If you beat the odds and win the lottery, before you start dreaming of buying diamonds and vacation homes, you’d be wise to tend to basic financial planning. Tax planning will certainly be a major part of getting your finances in order after you hit it big. Although you’ll need to carefully plot your spending after a lotto win, your decision of whether to take an annuity or a lump-sum cash payment for your winnings probably won’t have much impact on your tax situation.
Lottery Winnings and Taxes
The Internal Revenue Service taxes lottery winnings as regular income, so it’s likely that whatever form you choose to take your jackpot, you could land in the highest tax bracket: As of 2012, everyone who earns -- or wins, in the case of a lottery -- more than $388,351 is taxed at the highest rate, 35 percent. If you’re married and file separate returns, that threshold drops to $194,176. Because of this, any annuity spread equally over 20 years that’s worth more than $7,767,020 will land you in the highest tax bracket, effectively taxing you the same as if you took the lump-sum payment.
Playing the Angles
Because you play the lotto, you’re clearly a gambler, and you’ll have another opportunity to take a risk when you choose your cash or annuity, and gamble on future tax brackets. If you think Congress will alter the tax code to lower the upper tax bracket’s rate or raise the limits on earnings for higher brackets, you can choose an annuity and bet on more favorable tax treatment in the future.
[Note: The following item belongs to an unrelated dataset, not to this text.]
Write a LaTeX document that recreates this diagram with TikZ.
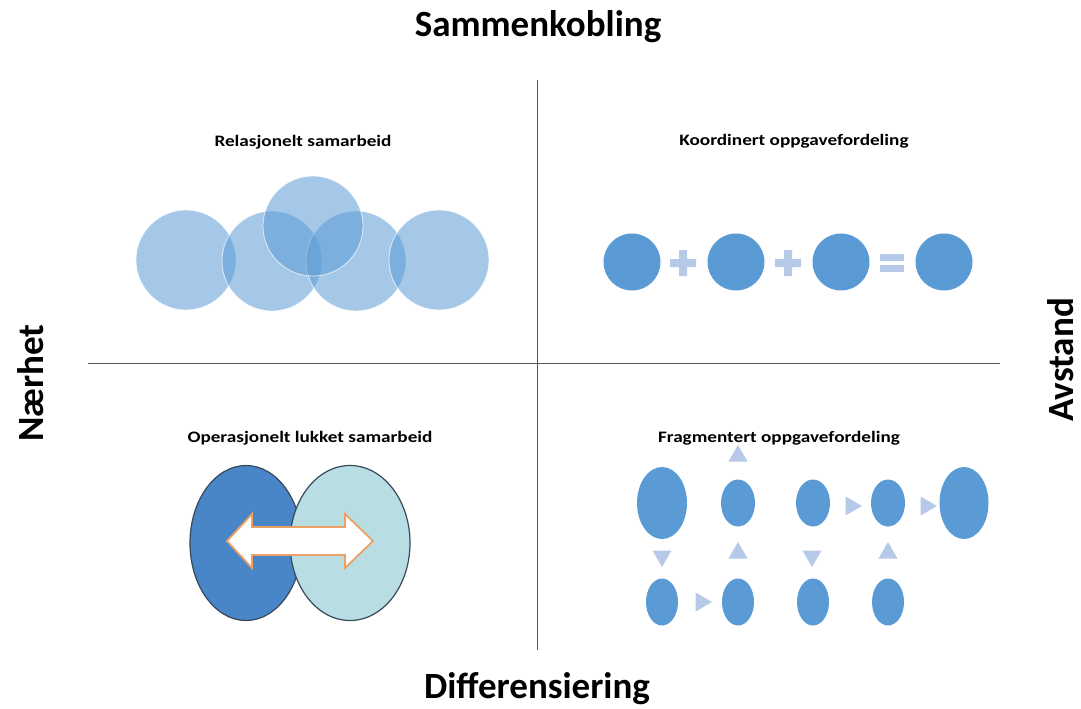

Of course, like every gamble, this strategy might not pan out, and you could end up owing more taxes in the future. The 35-percent rate has been the lowest tax rate for the upper bracket since 1992, as of publication.
If can hypothetically invest your lump sum to receive a return that would equal your winnings if you took the annuity, you’ll also have to contend with another wrinkle in the tax codes: capital gains taxes. Annuity payments deliver a fixed sum that’s taxed at the top rate, say 35 percent, for the life of the annuity. Your lump-sum payment will be taxed at that rate, then any investment earnings will face capital gains taxes: As of 2012, you can expect to pay between 20 and 28 percent on your profits if you’re in the upper tax brackets.
The tax implications of your winnings should guide your decision to choose between an annuity or a cash payout, but there are other issues to weigh before you make your decision. While you’ll want to meet with a financial planner, you’ll need to consider issues such as the flexibility that a lump-sum payment provides versus the long-term stability of an annuity, as well as investment opportunities that each scenario presents.